### Entries supplied
■ ■ ■
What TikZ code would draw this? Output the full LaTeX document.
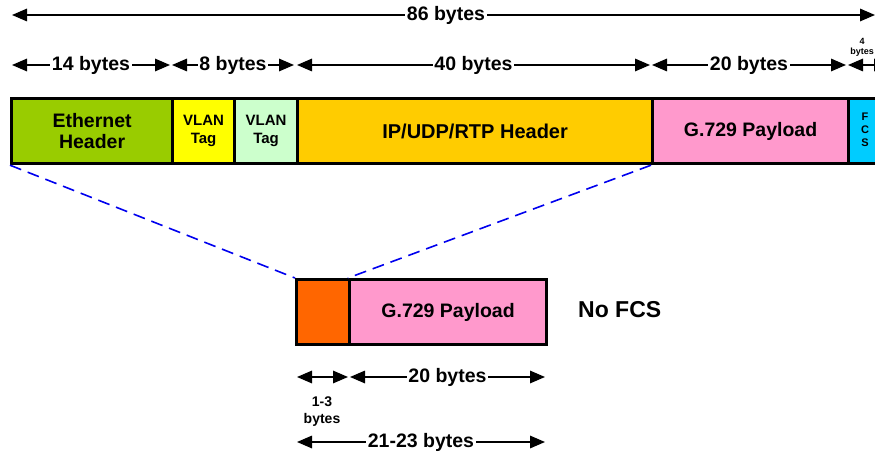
\documentclass[tikz,border=0pt]{standalone}
\usepackage{fontspec}
\setmainfont{Liberation Sans}
\usetikzlibrary{arrows.meta}
\definecolor{ethgreen}{HTML}{99CC00}
\definecolor{vlanyellow}{HTML}{FFFF00}
\definecolor{vlangreen}{HTML}{CCFFCC}
\definecolor{ipgold}{HTML}{FFCC00}
\definecolor{payloadpink}{HTML}{FF99CC}
\definecolor{fcsblue}{HTML}{00CCFF}
\definecolor{hdrorange}{HTML}{FF6600}
\definecolor{zoomblue}{HTML}{0000EE}
\tikzset{
  field/.style={draw=black, line width=3.2pt, anchor=north west, inner sep=0pt,
    align=center, minimum height=65pt},
  dimline/.style={line width=1.6pt, {Triangle[length=15pt,width=12.5pt]}-{Triangle[length=15pt,width=12.5pt]}},
  dimlabel/.style={fill=white, inner sep=1.5pt, font=\fontsize{19.5}{21}\selectfont\bfseries},
  zoomline/.style={zoomblue, line width=1.6pt, dash pattern=on 12pt off 7pt},
}
\begin{document}
\begin{tikzpicture}[x=1pt, y=-1pt]
\useasboundingbox (0,0) rectangle (875,454);
\clip (0,0) rectangle (875,454);

% frame fields
\node[field, fill=ethgreen, minimum width=161pt, font=\fontsize{19.5}{21}\selectfont\bfseries] (eth) at (10,97) {Ethernet\\Header};
\node[field, fill=vlanyellow, minimum width=62pt, font=\fontsize{15}{18}\selectfont\bfseries] (vlan1) at (171,97) {VLAN\\Tag};
\node[field, fill=vlangreen, minimum width=63pt, font=\fontsize{15}{18}\selectfont\bfseries] (vlan2) at (233,97) {VLAN\\Tag};
\node[field, fill=ipgold, minimum width=355pt, font=\fontsize{20}{22}\selectfont\bfseries] (ip) at (296,97) {IP/UDP/RTP Header};
\node[field, fill=payloadpink, minimum width=196pt, font=\fontsize{19.5}{21}\selectfont\bfseries] (pay) at (651,97) {G.729 Payload};
\node[field, fill=fcsblue, minimum width=42pt] (fcs) at (847,97) {};
\node[font=\fontsize{11}{13}\selectfont\bfseries, align=center, inner sep=0pt] (fcstext) at (865,130) {F\\C\\S};

% compressed packet
\node[field, fill=hdrorange, minimum width=53pt] (chdr) at (295,278) {};
\node[field, fill=payloadpink, minimum width=197pt, font=\fontsize{19.5}{21}\selectfont\bfseries] (cpay) at (348,278) {G.729 Payload};
\node[font=\fontsize{23}{26}\selectfont\bfseries, anchor=west, inner sep=0pt] (nofcs) at (578,310) {No FCS};

% expansion lines
\draw[zoomline] (eth.south west) -- (chdr.north west);
\draw[zoomline] (pay.south west) -- (cpay.north west);

% total length
\coordinate (t0) at (12,15);
\coordinate (t1) at (875,15);
\draw[dimline] (t0) -- (t1);
\node[dimlabel] (t86) at (446,15) {86 bytes};

% field lengths
\coordinate (a0) at (12,65);   \coordinate (a1) at (170,65);
\coordinate (b0) at (172,65);  \coordinate (b1) at (294,65);
\coordinate (c0) at (297,65);  \coordinate (c1) at (650,65);
\coordinate (d0) at (652,65);  \coordinate (d1) at (846,65);
\coordinate (e0) at (848,65);  \coordinate (e1) at (889,65);
\draw[dimline] (a0) -- node[dimlabel] (l14) {14 bytes} (a1);
\draw[dimline] (b0) -- node[dimlabel] (l8) {8 bytes} (b1);
\draw[dimline] (c0) -- node[dimlabel] (l40) {40 bytes} (c1);
\draw[dimline] (d0) -- node[dimlabel] (l20) {20 bytes} (d1);
\draw[dimline] (e0) -- (e1);
\node[font=\fontsize{9}{10}\selectfont\bfseries, align=center, inner sep=0pt] (l4) at (862,47) {4\\bytes};

% compressed lengths
\coordinate (f0) at (297,377); \coordinate (f1) at (348,377);
\coordinate (g0) at (350,377); \coordinate (g1) at (545,377);
\coordinate (h0) at (297,442); \coordinate (h1) at (545,442);
\draw[dimline] (f0) -- (f1);
\draw[dimline] (g0) -- node[dimlabel] (l20b) {20 bytes} (g1);
\node[font=\fontsize{14}{17}\selectfont\bfseries, align=center, inner sep=0pt] (l13) at (322,412) {1-3\\bytes};
\draw[dimline] (h0) -- node[dimlabel] (l2123) {21-23 bytes} (h1);
\end{tikzpicture}
\end{document}
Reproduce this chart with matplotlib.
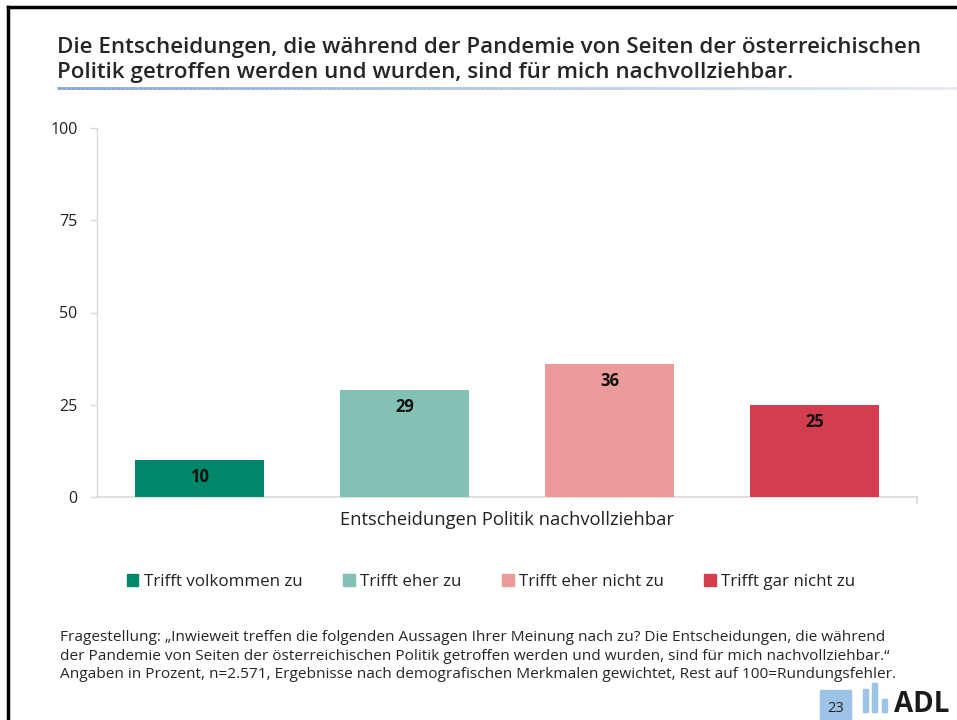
import matplotlib
matplotlib.use("Agg")
import matplotlib.pyplot as plt
from matplotlib.patches import Rectangle
from matplotlib.lines import Line2D
import numpy as np

plt.rcParams['font.family'] = ['Open Sans', 'DejaVu Sans']

series = ["Trifft volkommen zu", "Trifft eher zu", "Trifft eher nicht zu", "Trifft gar nicht zu"]
values = [10, 29, 36, 25]
colors = ["#00876A", "#83C1B5", "#EC9B9B", "#D43C50"]
category = "Entscheidungen Politik nachvollziehbar"
yticks = [0, 25, 50, 75, 100]

title = ("Die Entscheidungen, die während der Pandemie von Seiten der österreichischen\n"
         "Politik getroffen werden und wurden, sind für mich nachvollziehbar.")
footnote = ("Fragestellung: „Inwieweit treffen die folgenden Aussagen Ihrer Meinung nach zu? Die Entscheidungen, die während\n"
            "der Pandemie von Seiten der österreichischen Politik getroffen werden und wurden, sind für mich nachvollziehbar.“\n"
            "Angaben in Prozent, n=2.571, Ergebnisse nach demografischen Merkmalen gewichtet, Rest auf 100=Rundungsfehler.")

W, H = 957, 720
fig = plt.figure(figsize=(W/100, H/100), dpi=100)

# slide frame (left and top)
fig.add_artist(Line2D([8/W, 8/W], [0, 1-7/H], color="black", lw=2.5, transform=fig.transFigure))
fig.add_artist(Line2D([8/W, 1], [1-7/H, 1-7/H], color="black", lw=2.5, transform=fig.transFigure))

# title
fig.text(57/W, 1-60/H, title, ha="left", va="center", fontsize=16.1, fontweight="semibold",
         color="#262626", linespacing=1.22)
# gradient underline
n = 200
xs = np.linspace(57, W, n+1)
c0 = np.array([0.49, 0.64, 0.85]); c1 = np.array([0.90, 0.92, 0.95])
for i in range(n):
    t = i / n
    col = c0 * (1 - t) + c1 * t
    fig.add_artist(Line2D([xs[i]/W, xs[i+1]/W], [1-88/H, 1-88/H], color=col, lw=2,
                          transform=fig.transFigure, solid_capstyle="butt"))

ax = fig.add_axes([97/W, 1-497/H, 820/W, 369/H])
x = np.arange(len(values))
bars = ax.bar(x, values, width=0.63, color=colors, zorder=3)
for xi, v in zip(x, values):
    ax.text(xi, v - 4.6, f"{v}", ha="center", va="center", fontsize=12, fontweight="bold", color="#111111", zorder=4)

ax.set_xlim(-0.5, len(values) - 0.5)
ax.set_ylim(0, 100)
ax.set_yticks(yticks)
ax.set_yticklabels([str(t) for t in yticks], fontsize=11.5, color="#222222")
ax.tick_params(axis="y", length=5, color="#d9d9d9", width=1, pad=9)
ax.set_xticks([])
for s in ["top", "right"]:
    ax.spines[s].set_visible(False)
ax.spines["left"].set_color("#d9d9d9")
ax.spines["bottom"].set_color("#d9d9d9")
ax.spines["left"].set_linewidth(1)
ax.spines["bottom"].set_linewidth(1.2)
# right end tick of category axis
ax.plot([1, 1], [0, -0.015], transform=ax.transAxes, color="#d9d9d9", lw=1.2, clip_on=False)

fig.text(507/W, 1-520/H, category, ha="center", va="center", fontsize=13.2, color="#222222")

handles = [Rectangle((0, 0), 1, 1, color=c) for c in colors]
fig.legend(handles, series, loc="center", bbox_to_anchor=(491/W, 1-582/H), ncol=4, frameon=False,
           fontsize=12.2, handlelength=0.7, handleheight=0.7, handletextpad=0.3, columnspacing=2.4,
           labelcolor="#222222")

fig.text(60/W, 1-656/H, footnote, ha="left", va="center", fontsize=11.1, color="#262626", linespacing=1.36)

# page number box and logo
fig.add_artist(Rectangle((820/W, 0), 31/W, 30/H, color="#9DC3E6", transform=fig.transFigure))
fig.text(835.5/W, 11/H, "23", ha="center", va="center", fontsize=10.5, color="#222222")
for bx, bh in [(863, 23), (872, 29), (882, 13)]:
    fig.add_artist(Rectangle((bx/W, 8/H), 5/W, bh/H, color="#9DC3E6", transform=fig.transFigure))
fig.text(894/W, 8/H, "ADL", ha="left", va="baseline", fontsize=20, fontweight="bold", color="#1a1a1a")

fig.savefig("out.png", dpi=100)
■ ■ ■
### Task description
Identify the lines of the entries containing the string "this". Copy each such line.

### Completed task
What TikZ code would draw this? Output the full LaTeX document.
Reproduce this chart with matplotlib.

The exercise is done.